A workshop leader from Casa de Musica visiting from Portugal led this program, which incorporated African musical instruments and music. As a lion with a bushy mane and beard silently slinked into the room, the workshop leader yelled, “Here comes a lion!” and the music began.
The lion sang a song in an African language along with rhythms created by an African drum called a djembe. The rhythm was so captivating it even entranced a crying baby, who settled down and enjoyed the performance.
This performance, which incorporated gentle, pleasant music created with a piano and flute, began with a singing forest fairy named Hana. Hana, rain fairy Shizuku and sun fairy Hikari worked together to create a story about growing flowers from seeds.
Hana had found a large seed, and suggested that they all work together to make the seed bloom. Hana then distributed colorful cloths to the participants, who gathered around, balled their cloths together and recited a magical spell.
But seeds won’t sprout without the help of the sun and rain! Hikari started to sing “Sun, sun, sun” as fruit-shaped maracas were distributed to the participants, who shook the maracas along with the song.

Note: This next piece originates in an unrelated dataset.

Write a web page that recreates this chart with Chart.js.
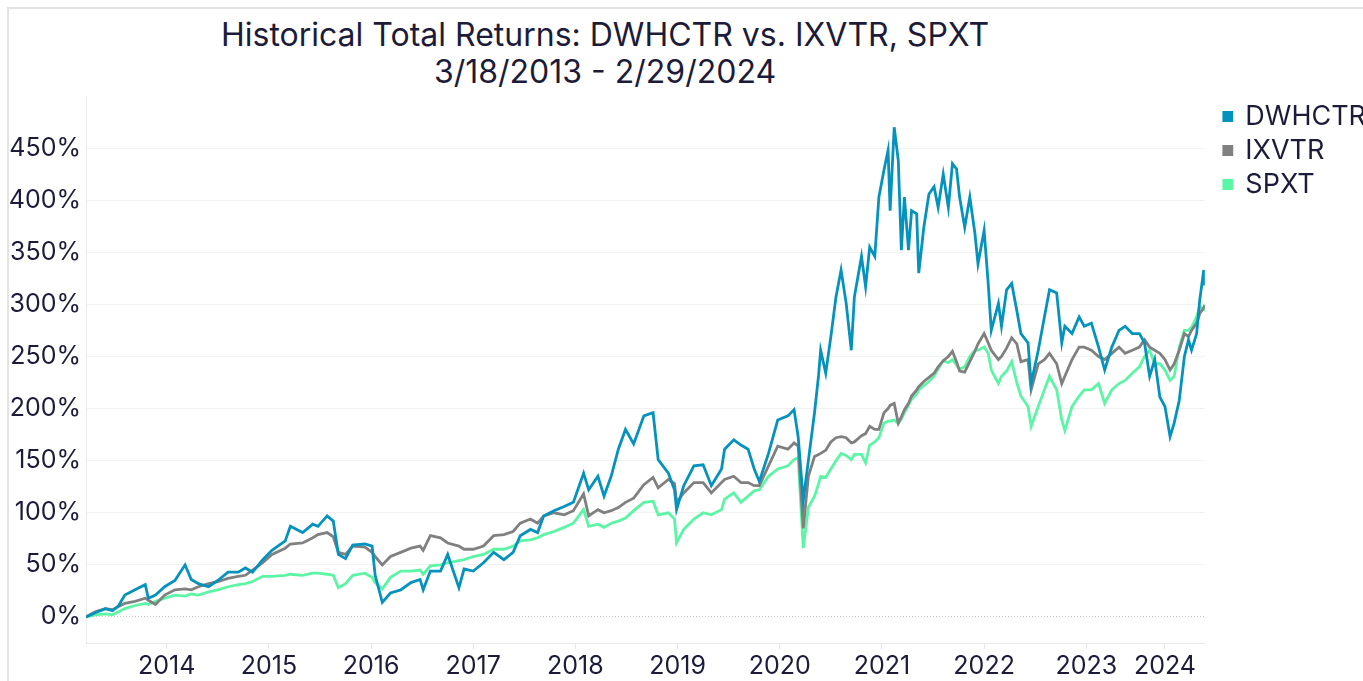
<!DOCTYPE html>
<html>
<head>
<meta charset="utf-8">
<title>Historical Total Returns</title>
<script src="https://cdn.jsdelivr.net/npm/chart.js@4.4.1/dist/chart.umd.min.js"></script>
<style>
  html, body { margin: 0; padding: 0; background: #fff; overflow: hidden; }
  body { width: 1363px; height: 681px; position: relative; }
  .frame { position: absolute; left: 7px; top: 7px; width: 1600px; height: 900px; border: 2px solid #e3e3e3; }
  .title { position: absolute; left: 0; top: 16px; width: 1210px; text-align: center;
           font: 32px/37px Inter, sans-serif; color: #1c1c3a; }
  #chart { position: absolute; left: 0; top: 0; }
</style>
</head>
<body>
<div class="frame"></div>
<div class="title">Historical Total Returns: DWHCTR vs. IXVTR, SPXT<br>3/18/2013 - 2/29/2024</div>
<canvas id="chart" width="1500" height="681"></canvas>
<script>
// dates as decimal years, 3/18/2013 -> 2/29/2024
const dates = [
  2013.21, 2013.30, 2013.40, 2013.47, 2013.53, 2013.59, 2013.69, 2013.79, 2013.82, 2013.89,
  2013.98, 2014.08, 2014.18, 2014.24, 2014.31, 2014.41, 2014.50, 2014.60, 2014.70, 2014.77,
  2014.84, 2014.94, 2015.03, 2015.16, 2015.21, 2015.33, 2015.43, 2015.48, 2015.57, 2015.63,
  2015.68, 2015.75, 2015.82, 2015.94, 2016.01, 2016.04, 2016.11, 2016.19, 2016.29, 2016.39,
  2016.48, 2016.51, 2016.58, 2016.68, 2016.75, 2016.86, 2016.91, 2017.00, 2017.10, 2017.20,
  2017.30, 2017.39, 2017.46, 2017.56, 2017.63, 2017.69, 2017.79, 2017.89, 2017.98, 2018.08,
  2018.13, 2018.22, 2018.28, 2018.35, 2018.42, 2018.49, 2018.57, 2018.67, 2018.76, 2018.81,
  2018.91, 2018.97, 2018.99, 2019.06, 2019.16, 2019.25, 2019.33, 2019.43, 2019.46, 2019.55,
  2019.62, 2019.69, 2019.75, 2019.80, 2019.89, 2019.98, 2020.08, 2020.14, 2020.18, 2020.23,
  2020.28, 2020.34, 2020.38, 2020.40, 2020.45, 2020.50, 2020.55, 2020.60, 2020.65, 2020.70,
  2020.73, 2020.80, 2020.84, 2020.88, 2020.93, 2020.97, 2021.02, 2021.06, 2021.08, 2021.12,
  2021.16, 2021.19, 2021.22, 2021.26, 2021.29, 2021.34, 2021.36, 2021.41, 2021.46, 2021.51,
  2021.55, 2021.60, 2021.65, 2021.69, 2021.73, 2021.76, 2021.81, 2021.86, 2021.91, 2021.94,
  2022.00, 2022.04, 2022.07, 2022.14, 2022.17, 2022.22, 2022.27, 2022.32, 2022.36, 2022.43,
  2022.46, 2022.53, 2022.59, 2022.64, 2022.71, 2022.76, 2022.79, 2022.86, 2022.93, 2022.98,
  2023.05, 2023.12, 2023.18, 2023.25, 2023.32, 2023.38, 2023.45, 2023.52, 2023.57, 2023.62,
  2023.67, 2023.72, 2023.77, 2023.82, 2023.86, 2023.91, 2023.96, 2024.00, 2024.03, 2024.08,
  2024.11, 2024.15, 2024.16
];

// total return, %
const dwhctr = [
  0, 4, 8, 6, 11, 21, 26, 31, 18, 21,
  29, 35, 50, 36, 32, 29, 35, 43, 43, 47,
  43, 55, 64, 73, 87, 81, 89, 87, 97, 92,
  60, 56, 69, 70, 68, 40, 14, 23, 26, 33,
  36, 26, 44, 44, 60, 28, 46, 44, 52, 62,
  55, 62, 78, 84, 81, 97, 102, 106, 110, 138,
  122, 135, 116, 135, 161, 180, 166, 193, 196, 151,
  138, 122, 103, 126, 145, 146, 126, 142, 161, 170,
  165, 161, 142, 130, 157, 189, 193, 199, 173, 112,
  150, 196, 232, 256, 234, 269, 307, 333, 301, 256,
  307, 346, 317, 355, 346, 403, 429, 448, 390, 470,
  438, 352, 403, 352, 390, 387, 330, 374, 406, 413,
  393, 425, 393, 435, 430, 403, 374, 403, 368, 339,
  371, 320, 275, 301, 279, 314, 320, 294, 272, 263,
  224, 256, 288, 314, 311, 263, 279, 272, 288, 279,
  282, 259, 237, 259, 275, 279, 272, 272, 263, 231,
  247, 211, 202, 173, 186, 208, 250, 266, 256, 272,
  304, 333, 318
];

const ixvtr = [
  0, 5, 8, 7, 10, 13, 15, 18, 16, 12,
  21, 26, 27, 26, 29, 32, 34, 37, 39, 40,
  45, 52, 60, 66, 70, 71, 76, 79, 81, 77,
  62, 60, 68, 67, 62, 58, 50, 58, 62, 66,
  68, 64, 78, 76, 71, 68, 65, 65, 68, 78,
  79, 82, 90, 94, 90, 97, 100, 98, 102, 118,
  97, 103, 100, 102, 105, 110, 114, 127, 134, 124,
  132, 128, 110, 119, 129, 129, 119, 129, 132, 135,
  129, 129, 126, 126, 145, 164, 161, 167, 164, 85,
  135, 154, 156, 157, 160, 168, 172, 173, 172, 167,
  168, 174, 176, 183, 180, 180, 196, 200, 203, 205,
  186, 192, 199, 205, 212, 218, 221, 226, 230, 234,
  240, 246, 250, 255, 245, 236, 235, 245, 255, 262,
  272, 263, 256, 247, 250, 258, 268, 262, 245, 247,
  218, 243, 247, 253, 243, 224, 231, 247, 259, 259,
  256, 250, 247, 253, 259, 253, 256, 259, 266, 259,
  256, 253, 247, 237, 243, 256, 272, 269, 275, 282,
  291, 297, 299
];

const spxt = [
  0, 2, 3, 2, 5, 8, 11, 13, 12, 15,
  18, 21, 20, 22, 21, 24, 26, 29, 31, 32,
  34, 39, 39, 40, 41, 40, 42, 42, 41, 40,
  28, 32, 40, 42, 38, 33, 27, 38, 44, 44,
  45, 41, 49, 50, 52, 54, 55, 58, 60, 65,
  65, 68, 73, 74, 76, 79, 82, 86, 90, 103,
  87, 89, 86, 90, 92, 95, 102, 110, 111, 98,
  100, 94, 71, 84, 94, 100, 98, 103, 113, 119,
  110, 116, 121, 122, 135, 142, 145, 151, 153, 66,
  105, 116, 128, 135, 134, 142, 150, 157, 155, 151,
  156, 156, 148, 165, 168, 172, 186, 188, 188, 189,
  186, 190, 196, 203, 209, 214, 218, 222, 226, 231,
  238, 246, 244, 247, 242, 238, 240, 250, 256, 256,
  259, 253, 237, 224, 231, 236, 245, 225, 212, 202,
  183, 202, 218, 231, 218, 189, 179, 202, 212, 218,
  218, 224, 205, 218, 224, 227, 234, 240, 250, 256,
  243, 243, 237, 227, 231, 259, 275, 275, 278, 288,
  298, 295, 300
];

const yTicks = [0, 50, 100, 150, 200, 250, 300, 350, 400, 450];
const xTickYears = [2014, 2015, 2016, 2017, 2018, 2019, 2020, 2021, 2022, 2023, 2024];

const textColor = '#1c1c3a';
const fontFamily = 'Inter';

function series(values) {
  return values.map((v, i) => ({ x: dates[i], y: v }));
}

new Chart(document.getElementById('chart'), {
  type: 'line',
  data: {
    datasets: [
      { label: 'DWHCTR', data: series(dwhctr), borderColor: '#0592bd', backgroundColor: '#0592bd' },
      { label: 'IXVTR', data: series(ixvtr), borderColor: '#808080', backgroundColor: '#808080' },
      { label: 'SPXT', data: series(spxt), borderColor: '#5cf5a5', backgroundColor: '#5cf5a5' }
    ]
  },
  options: {
    responsive: false,
    animation: false,
    layout: { padding: { top: 96, right: 124, bottom: 0, left: 0 } },
    elements: {
      line: { borderWidth: 2.8, tension: 0 },
      point: { radius: 0 }
    },
    plugins: {
      tooltip: { enabled: false },
      legend: {
        position: 'right',
        align: 'start',
        labels: {
          boxWidth: 8, boxHeight: 8, padding: 7,
          color: textColor,
          font: { family: fontFamily, size: 27 }
        }
      }
    },
    scales: {
      x: {
        type: 'linear',
        min: 2013.21,
        max: 2024.16,
        afterBuildTicks: axis => {
          // last year label is pulled inside the plot, like the original
          axis.ticks = xTickYears.map(y => ({ value: Math.min(y, axis.max - 0.39) }));
        },
        afterFit: axis => { axis.height = 38; },
        grid: { drawOnChartArea: false, drawTicks: true, tickLength: 6, color: '#e6e6e6' },
        border: { color: '#e8e8e8' },
        ticks: {
          autoSkip: false, maxRotation: 0, padding: 2,
          color: textColor,
          font: { family: fontFamily, size: 25 },
          callback: (v, i) => String(xTickYears[i])
        }
      },
      y: {
        min: -25,
        max: 500,
        afterBuildTicks: axis => { axis.ticks = yTicks.map(v => ({ value: v })); },
        afterFit: axis => { axis.width = 86; },
        grid: {
          drawTicks: false,
          color: ctx => (ctx.tick && ctx.tick.value === 0) ? '#c4c4c4' : '#f1f1f1'
        },
        border: {
          color: '#ebebeb',
          dash: ctx => (ctx.tick && ctx.tick.value === 0) ? [1, 2] : []
        },
        ticks: {
          padding: 5,
          color: textColor,
          font: { family: fontFamily, size: 25 },
          callback: v => v + '%'
        }
      },
      gap: {
        type: 'linear',
        axis: 'y',
        position: 'right',
        grid: { display: false },
        border: { display: false },
        ticks: { display: false },
        afterFit: axis => { axis.width = 12; }
      }
    }
  }
});
</script>
</body>
</html>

Next, it was Shizuku’s turn. As the flute played a nursery rhyme with the theme of rain, Shizuku lead the mothers in a chant. Finally, Hana invoked one more magical spell, chanting “Pip, pap, shu, shu, shwaaa!” as the seed opened and a big flower appeared. The three fairies and all the participants sang together to bring the performance to a close.
(Pre-school children were invited to join this workshop.) The participants, 1- to 2-year-old children and their mothers, were led by workshop leaders Sally and Noggy, who came from the bottom of the sea. The program began with a song by Sally as the participants clapped along.
“Here are two treasure boxes,” said Noggy. As Noggy recited a magic spell, one of the boxes opened, and underwater friends like jellyfish, fish and crabs popped out, dancing along to piano performances of Tchaikovsky’s “Waltz of the Flowers” and Johann Strauss’s “Radetzky March.”
The next treasure chest was opened to reveal a snail. Sally put it to her ear and said, “I can hear the voice of a whale! He says he’ll bring his friends here.” The assembled mothers and children sang along with Sally, calling forth the whale’s friends.
Suddenly, the venue turned dark, and a host of underwater friends appeared over the group’s heads.
The workshop ended as the participants took maracas in their hands and enjoyed dancing to “Mambo No. 5.”
Participants over 65 also joined in for this edition of “Sing & Beat,” a workshop for both children and adults. First, the participants held the hand of the person next to them and a large circle was formed. Following along with George, the workshop leader, the participants moved their hands and legs in a rhythm as George sang, “Please follow me…”
“Please put some words to the music,” added George, and the participants chimed in with words like “sakura (cherry blossoms),” “saita (in bloom)” and “asagao (morning glories).”
The participants were divided into two groups and sang “sakura saita asagao” in a round. They walked as they sang, making rhythms with their hands and tapping their knees in a beautiful melody.
Next came a journey to the Amazon. Following Joanna, the leader, the participants made the sounds of birds, raindrops, and the wind. Then the group transformed themselves into a school of fish, moving through the ocean and singing along to a beautiful mermaid melody.
The final step on the journey was a trip to Portugal. Traditional Portuguese songs were sung with Japanese lyrics, as the participants made a large circle again, singing and dancing with smiles on their faces.
The Music Workshop Festa was held in October 2016 with 17 workshops in collaboration with Casa da Musica and Tokyo Bunka Kaikan.